In response to a question sent from screenplay writer Wil Wheaton, Newell said that Valve suspected this distribution model would assemble itself the way it has and does not want to push it in any given direction.
"I thought that it would broaden the choices that customers would have and increase the reach that creators would have, but we also didn't want to steer it," he explained. "We tried to keep from putting our thumb on the scale because there is a risk of biasing [customer choices].
"If customers really want to play X or Y or Z, we don't want to be the people who are interfering with it because that marginalizes the value of Steam in the first place, which is really about increasing the signal to noise ratio between content creators and consumers," he added.
Newell noted that the goal is not to create something that will give every customer the same experience, that companies shouldn't "want to make the same thing for everybody" and prevent customers from having unique experiences. Newell cited the Portal series as something Valve has done well with, but not something that it needs to keep doing in order to be successful.

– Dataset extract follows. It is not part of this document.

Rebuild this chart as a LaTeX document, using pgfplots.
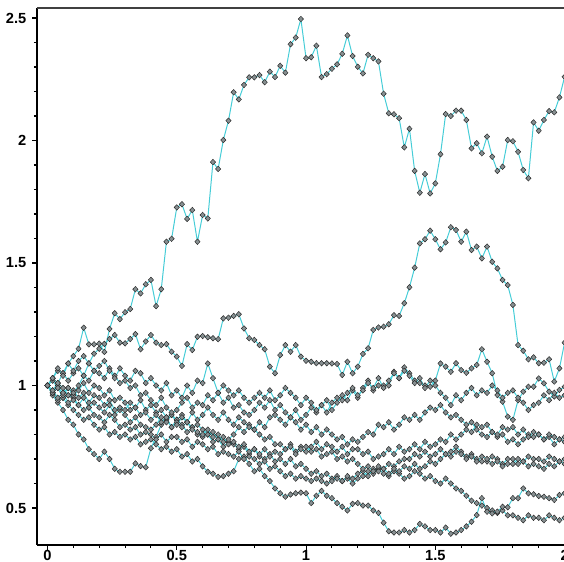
\documentclass[border=0pt]{standalone}
\usepackage{pgfplots}
\pgfplotsset{compat=1.18}
\usepackage{pgfplotstable}
\usepackage{fontspec}
\setmainfont{Liberation Sans}

\definecolor{pathcyan}{RGB}{70,205,215}
\definecolor{markgray}{RGB}{135,143,145}

% t, then ten sample paths (step 0.02)
\pgfplotstableread{
t    A     B     C     D     E     F     G     H     I     J
0.00 1.00  1.00  1.00  1.00  1.00  1.00  1.00  1.00  1.00  1.00
0.02 1.03  1.03  1.03  0.98  1.02  0.97  0.98  0.97  0.97  0.96
0.04 1.07  1.06  1.01  1.01  0.99  1.00  0.95  0.99  0.94  0.93
0.06 1.04  1.05  1.05  0.99  0.97  0.96  0.97  0.95  0.95  0.90
0.08 1.09  1.09  1.02  0.96  0.99  0.99  0.93  0.96  0.92  0.86
0.10 1.12  1.06  1.05  0.97  0.96  0.98  0.94  0.95  0.90  0.84
0.12 1.15  1.10  1.07  1.00  0.98  0.95  0.92  0.92  0.88  0.80
0.14 1.236 1.12  1.04  1.04  1.01  0.97  0.95  0.90  0.86  0.78
0.16 1.168 1.09  1.09  1.02  0.97  0.93  0.91  0.91  0.87  0.74
0.18 1.168 1.13  1.06  1.06  1.00  0.96  0.93  0.88  0.84  0.72
0.20 1.171 1.15  1.08  1.05  0.99  0.95  0.91  0.87  0.82  0.70
0.22 1.137 1.17  1.10  1.03  0.96  0.92  0.89  0.85  0.83  0.73
0.24 1.231 1.19  1.06  1.07  0.98  0.94  0.92  0.88  0.80  0.70
0.26 1.295 1.206 1.03  1.04  0.94  0.90  0.88  0.86  0.81  0.66
0.28 1.271 1.175 1.07  1.01  0.95  0.91  0.90  0.83  0.79  0.648
0.30 1.299 1.172 1.04  1.02  0.93  0.90  0.88  0.84  0.80  0.648
0.32 1.312 1.19  1.02  0.99  0.90  0.93  0.85  0.82  0.78  0.648
0.34 1.393 1.210 1.06  1.00  0.91  0.91  0.87  0.83  0.79  0.682
0.36 1.376 1.148 1.05  0.96  0.88  0.94  0.84  0.80  0.76  0.671
0.38 1.413 1.18  1.01  0.97  0.89  0.90  0.83  0.81  0.77  0.666
0.40 1.431 1.206 1.03  0.94  0.86  0.92  0.82  0.80  0.78  0.744
0.42 1.324 1.175 1.00  0.92  0.88  0.89  0.84  0.78  0.76  0.79
0.44 1.393 1.165 0.98  0.95  0.85  0.90  0.87  0.80  0.74  0.84
0.46 1.587 1.169 1.01  0.91  0.87  0.87  0.85  0.77  0.75  0.86
0.48 1.599 1.138 0.96  0.89  0.83  0.88  0.88  0.79  0.73  0.83
0.50 1.727 1.118 0.98  0.90  0.84  0.85  0.86  0.79  0.74  0.86
0.52 1.740 1.08  0.95  0.93  0.87  0.83  0.88  0.77  0.71  0.84
0.54 1.680 1.169 1.00  0.95  0.85  0.85  0.85  0.78  0.72  0.81
0.56 1.716 1.145 0.97  0.91  0.89  0.82  0.83  0.75  0.69  0.83
0.58 1.587 1.199 1.02  0.93  0.86  0.81  0.84  0.77  0.70  0.80
0.60 1.696 1.202 1.01  0.92  0.88  0.80  0.82  0.76  0.67  0.79
0.62 1.682 1.197 1.09  0.96  0.91  0.82  0.80  0.74  0.648 0.80
0.64 1.912 1.193 1.03  0.94  0.88  0.79  0.81  0.75  0.64  0.77
0.66 1.884 1.189 0.97  0.97  0.86  0.80  0.78  0.72  0.627 0.78
0.68 2.002 1.274 1.00  0.93  0.89  0.77  0.79  0.73  0.63  0.75
0.70 2.081 1.277 0.98  0.95  0.86  0.78  0.76  0.72  0.64  0.77
0.72 2.197 1.284 0.96  0.91  0.84  0.80  0.77  0.71  0.65  0.76
0.74 2.168 1.291 0.98  0.92  0.87  0.83  0.75  0.73  0.70  0.74
0.76 2.227 1.233 0.95  0.89  0.85  0.81  0.76  0.70  0.71  0.75
0.78 2.258 1.193 0.93  0.88  0.83  0.84  0.73  0.71  0.68  0.72
0.80 2.258 1.186 0.95  0.90  0.82  0.82  0.74  0.70  0.65  0.74
0.82 2.267 1.165 0.97  0.93  0.85  0.80  0.72  0.68  0.66  0.71
0.84 2.238 1.148 0.95  0.91  0.83  0.78  0.74  0.69  0.63  0.70
0.86 2.281 1.077 0.98  0.94  0.87  0.79  0.71  0.66  0.61  0.72
0.88 2.259 1.050 0.94  0.90  0.88  0.76  0.73  0.67  0.58  0.69
0.90 2.305 1.124 0.96  0.92  0.86  0.76  0.72  0.65  0.56  0.70
0.92 2.277 1.165 0.99  0.89  0.84  0.74  0.74  0.63  0.546 0.68
0.94 2.393 1.138 0.97  0.87  0.87  0.75  0.76  0.64  0.555 0.70
0.96 2.420 1.165 0.95  0.90  0.85  0.72  0.73  0.62  0.56  0.67
0.98 2.496 1.118 0.92  0.86  0.82  0.74  0.75  0.63  0.563 0.68
1.00 2.336 1.101 0.95  0.88  0.84  0.73  0.75  0.62  0.56  0.66
1.02 2.340 1.097 0.93  0.91  0.81  0.75  0.73  0.61  0.52  0.64
1.04 2.387 1.091 0.90  0.89  0.83  0.77  0.74  0.62  0.55  0.65
1.06 2.259 1.091 0.92  0.92  0.80  0.74  0.71  0.61  0.57  0.63
1.08 2.271 1.091 0.89  0.94  0.82  0.76  0.72  0.60  0.55  0.64
1.10 2.293 1.090 0.93  0.90  0.80  0.75  0.73  0.61  0.54  0.62
1.12 2.311 1.088 0.95  0.93  0.78  0.73  0.70  0.62  0.52  0.63
1.14 2.354 1.043 0.94  0.96  0.79  0.75  0.71  0.61  0.505 0.61
1.16 2.429 1.097 0.97  0.94  0.76  0.72  0.69  0.63  0.49  0.62
1.18 2.345 1.050 0.99  0.98  0.78  0.74  0.70  0.62  0.517 0.60
1.20 2.301 1.077 0.96  0.95  0.77  0.74  0.68  0.64  0.52  0.62
1.22 2.274 1.129 0.98  0.99  0.79  0.72  0.66  0.65  0.51  0.63
1.24 2.350 1.152 1.01  1.02  0.81  0.73  0.67  0.63  0.51  0.65
1.26 2.336 1.227 0.99  0.98  0.80  0.70  0.65  0.66  0.49  0.64
1.28 2.323 1.237 1.03  1.00  0.84  0.71  0.67  0.65  0.48  0.66
1.30 2.191 1.240 0.99  1.00  0.83  0.72  0.66  0.66  0.44  0.64
1.32 2.111 1.250 1.02  1.00  0.85  0.74  0.64  0.68  0.405 0.63
1.34 2.107 1.287 1.05  1.056 0.82  0.72  0.66  0.67  0.40  0.65
1.36 2.091 1.284 1.03  1.03  0.84  0.75  0.65  0.69  0.40  0.64
1.38 1.972 1.336 1.06  1.074 0.87  0.73  0.67  0.70  0.41  0.62
1.40 2.048 1.401 1.04  1.05  0.86  0.74  0.66  0.70  0.40  0.63
1.42 1.876 1.481 1.01  1.02  0.88  0.76  0.68  0.72  0.41  0.65
1.44 1.787 1.580 1.03  1.01  0.86  0.74  0.66  0.71  0.435 0.64
1.46 1.863 1.597 0.99  1.00  0.89  0.77  0.67  0.73  0.425 0.62
1.48 1.784 1.632 1.02  0.995 0.91  0.75  0.69  0.71  0.41  0.63
1.50 1.825 1.597 1.00  1.02  0.90  0.76  0.68  0.72  0.41  0.61
1.52 1.944 1.556 0.97  1.09  0.92  0.78  0.70  0.74  0.40  0.60
1.54 2.108 1.584 0.95  1.077 0.89  0.77  0.72  0.72  0.42  0.62
1.56 2.100 1.646 0.92  1.056 0.87  0.80  0.71  0.73  0.395 0.60
1.58 2.122 1.635 0.96  1.091 0.88  0.78  0.73  0.75  0.40  0.58
1.60 2.122 1.587 0.94  1.063 0.86  0.80  0.72  0.73  0.41  0.57
1.62 2.084 1.628 0.97  1.052 0.84  0.82  0.70  0.71  0.425 0.55
1.64 1.968 1.553 0.99  1.070 0.85  0.81  0.71  0.72  0.444 0.53
1.66 1.989 1.567 0.96  1.084 0.82  0.84  0.69  0.70  0.471 0.52
1.68 1.948 1.519 0.98  1.148 0.80  0.83  0.71  0.69  0.54  0.51
1.70 2.016 1.567 0.97  1.097 0.79  0.84  0.70  0.69  0.485 0.50
1.72 1.934 1.505 1.00  1.050 0.81  0.81  0.68  0.71  0.478 0.49
1.74 1.876 1.478 0.98  0.961 0.80  0.79  0.69  0.70  0.485 0.48
1.76 1.893 1.431 0.95  0.934 0.83  0.80  0.67  0.68  0.505 0.49
1.78 2.002 1.410 0.97  0.873 0.82  0.77  0.68  0.70  0.503 0.47
1.80 1.997 1.329 0.98  0.86  0.83  0.78  0.68  0.70  0.54  0.47
1.82 1.954 1.165 0.95  0.94  0.80  0.76  0.70  0.68  0.54  0.46
1.84 1.880 1.142 0.93  0.975 0.82  0.78  0.69  0.69  0.58  0.45
1.86 1.846 1.107 0.90  0.995 0.79  0.80  0.71  0.67  0.56  0.47
1.88 2.074 1.115 0.92  0.995 0.81  0.79  0.70  0.68  0.556 0.46
1.90 2.040 1.091 0.93  1.029 0.80  0.80  0.70  0.67  0.549 0.46
1.92 2.084 1.093 0.96  1.009 0.78  0.78  0.69  0.66  0.546 0.45
1.94 2.120 1.107 0.94  0.975 0.80  0.79  0.71  0.68  0.54  0.47
1.96 2.115 1.016 0.97  0.955 0.79  0.76  0.70  0.67  0.533 0.46
1.98 2.176 1.070 0.95  0.982 0.78  0.78  0.69  0.69  0.553 0.45
2.00 2.260 1.175 0.96  0.995 0.79  0.77  0.70  0.68  0.56  0.46
}\paths

\tikzset{
    walk/.style={
        color=pathcyan,
        line width=0.75pt,
        mark=diamond*,
        mark size=2.1pt,
        mark options={fill=markgray, draw=black!85, line width=0.35pt, solid, xscale=1.25},
    },
}

\begin{document}
\begin{tikzpicture}
\begin{axis}[
    scale only axis,
    width=395.7pt, height=402.75pt,
    xmin=-0.0406, xmax=2,
    ymin=0.349, ymax=2.541,
    axis lines=left,
    axis line style={-, line width=1.1pt, black},
    xtick={0,0.5,1,1.5,2},
    ytick={0.5,1,1.5,2,2.5},
    minor tick num=4,
    tick align=outside,
    major tick length=3.5pt,
    minor tick length=2.3pt,
    tick style={black, line width=0.8pt},
    tick label style={font=\bfseries\fontsize{11}{13}\selectfont},
    /pgf/number format/assume math mode=true,
    xticklabel style={inner sep=0pt, yshift=0pt},
    yticklabel style={xshift=-1pt},
]
\coordinate (sw) at (rel axis cs:0,0);
\coordinate (ne) at (rel axis cs:1,1);
\draw[black!75, line width=1.1pt] (rel axis cs:0,1) -- (rel axis cs:1,1);

\addplot[walk] table[x=t, y=J] {\paths};
\addplot[walk] table[x=t, y=I] {\paths};
\addplot[walk] table[x=t, y=H] {\paths};
\addplot[walk] table[x=t, y=G] {\paths};
\addplot[walk] table[x=t, y=F] {\paths};
\addplot[walk] table[x=t, y=E] {\paths};
\addplot[walk] table[x=t, y=D] {\paths};
\addplot[walk] table[x=t, y=C] {\paths};
\addplot[walk] table[x=t, y=B] {\paths};
\addplot[walk] table[x=t, y=A] {\paths};
\end{axis}
\pgfresetboundingbox
\useasboundingbox ([xshift=-27.75pt, yshift=-12.75pt]sw) rectangle ([xshift=-0.45pt, yshift=6pt]ne);
\end{tikzpicture}
\end{document}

"I'm willing to say that we were good at [making Portal] but we're not convinced that that's what we need to be good at in the future," he explained. "If you look at the amount of personal customization that can do into Team Fortress 2, that's the beginning of being able to offer people personalized entertainment experiences. I'm pretty sure we're going to keep going more and more in that direction so that each person gets an optimal experience for them, not the same experience everybody gets."
When asked about the status of Half-Life 3, Newell declined to answer.